The Nigerian Communications Commission (NCC) has unveiled a new set of Corporate Governance Guidelines for the telecommunications sector, introducing stringent sanctions including licence revocation, board dissolution, hefty fines, and licence suspension for operators who fail to comply.
Launched on Wednesday in Lagos and set to take effect in 2025, the new guidelines also prohibit top NCC management from joining the board of any telecom company until five years after leaving the Commission.
Speaking at the event, NCC Executive Vice Chairman, Dr. Aminu Maida, described strong corporate governance as critical to the long-term sustainability of the telecom industry in Nigeria. He noted that effective governance ensures disciplined capital expenditure, enhanced cybersecurity, reduced service outages, and better customer experience.
“The Guidelines on Corporate Governance 2025 are a decisive step toward a resilient, ethical, and innovative telecoms industry,” Maida said.
He added that sustainable growth in the sector requires well-structured boards and properly incentivized management teams to uphold quality service delivery, strong compliance, prudent risk management, responsible supply chains, and transparent reporting.
Citing a 2024 NCC study, Maida revealed that telecom firms with stronger governance consistently achieved better service performance, higher regulatory compliance, and more resilient financial results.
“The evidence affirms an important truth: good governance is not merely a regulatory requirement it is a strategic imperative for business success and long-term sustainability,” he said.
The study evaluated several governance metrics including board composition and diversity, ethics, audits, risk management, and corporate social responsibility.

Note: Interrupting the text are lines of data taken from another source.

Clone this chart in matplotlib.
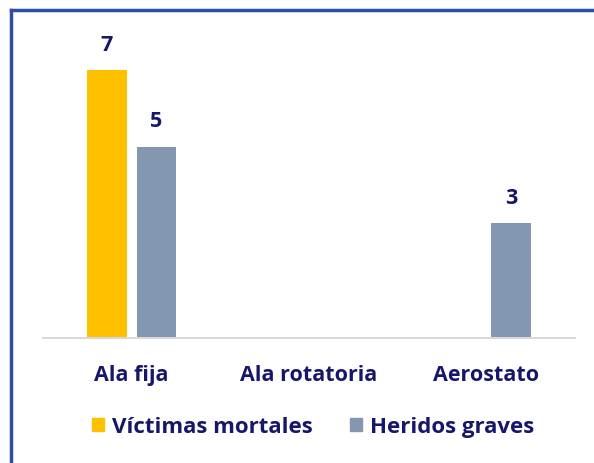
import matplotlib
matplotlib.use("Agg")
import matplotlib.pyplot as plt
import numpy as np
from matplotlib.lines import Line2D

# Data
categories = ["Ala fija", "Ala rotatoria", "Aerostato"]
victimas = [7, 0, 0]
heridos = [5, 0, 3]
series_names = ["Víctimas mortales", "Heridos graves"]

navy = "#16166b"
yellow = "#ffc000"
grey = "#8497b0"

plt.rcParams['font.family'] = ['Open Sans', 'DejaVu Sans']

fig = plt.figure(figsize=(5.94, 4.64), dpi=100)
ax_h = 0.66
ax = fig.add_axes([43 / 594, 1 - 339 / 464, 532 / 594, ax_h])

x = np.arange(len(categories))
w = 0.225
off = 0.14
b1 = ax.bar(x - off, victimas, w, color=yellow)
b2 = ax.bar(x + off, heridos, w, color=grey)

# value labels, only for non-zero bars
for bars, vals in [(b1, victimas), (b2, heridos)]:
    for r, v in zip(bars, vals):
        if v:
            ax.annotate(str(v), (r.get_x() + r.get_width() / 2, v),
                        xytext=(0, 11), textcoords="offset points",
                        ha="center", va="bottom", color=navy,
                        fontsize=15.5, fontweight="bold", annotation_clip=False)

ax.set_xlim(-0.5, 2.5)
ax.set_ylim(0, ax_h * 464 / 38.3)
for s in ["top", "right", "left"]:
    ax.spines[s].set_visible(False)
ax.spines["bottom"].set_color("#d9d9d9")
ax.spines["bottom"].set_linewidth(1.5)
ax.set_yticks([])
ax.set_xticks(x)
ax.set_xticklabels(categories, color=navy, fontsize=15.5, fontweight="bold")
ax.tick_params(axis="x", length=0, pad=19)

handles = [plt.Rectangle((0, 0), 1, 1, color=yellow),
           plt.Rectangle((0, 0), 1, 1, color=grey)]
fig.legend(handles, series_names, loc="center", bbox_to_anchor=(313 / 594, 1 - 428 / 464),
           ncol=2, frameon=False, prop={'size': 16, 'weight': 'bold'},
           handlelength=0.55, handleheight=0.55, handletextpad=0.35, columnspacing=1.7,
           labelcolor=navy)

# blue frame on top and left
fig.add_artist(Line2D([11 / 594, 11 / 594], [0, 1 - 11 / 464], color="#2e4fa8", lw=2.5,
                      transform=fig.transFigure))
fig.add_artist(Line2D([11 / 594, 1], [1 - 11 / 464, 1 - 11 / 464], color="#2e4fa8", lw=2.5,
                      transform=fig.transFigure))

fig.savefig("out.png", dpi=100)
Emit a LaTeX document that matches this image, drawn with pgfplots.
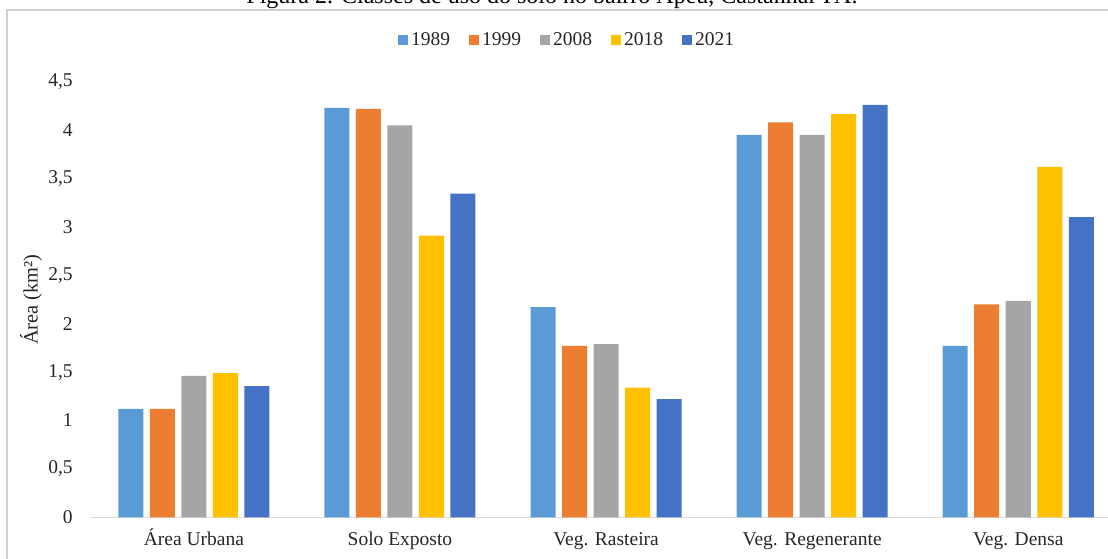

It found a clear correlation between strong governance and improved performance.
The 2025 guidelines place strong emphasis on board independence and competency. They mandate a balanced mix of Executive Directors (EDs), Non-Executive Directors, and Independent Non-Executive Directors (INEDs), alongside a clear separation of the roles of Chair and CEO. Sector-specific expertise particularly in ICT and cybersecurity is also required at the board level.
The provisions apply to all individual licensees and will be rolled out in phases according to licence category. The aim, Maida said, is to entrench a culture of accountability, adaptability, and sustainable value creation in the telecom industry.
Although enforcement will commence in 2025, the NCC assured stakeholders of ongoing consultations to ensure smooth implementation.
In a related presentation, Dr. Armstrong Takang, CEO of the Ministry of Finance Incorporated (MOFI), said Nigeria’s economic recovery depends on widespread adherence to sound corporate governance both in government and the private sector.
“Many Nigerians blame the government for the poor state of the economy, yet fail to uphold governance principles in their individual corners,” Takang stated.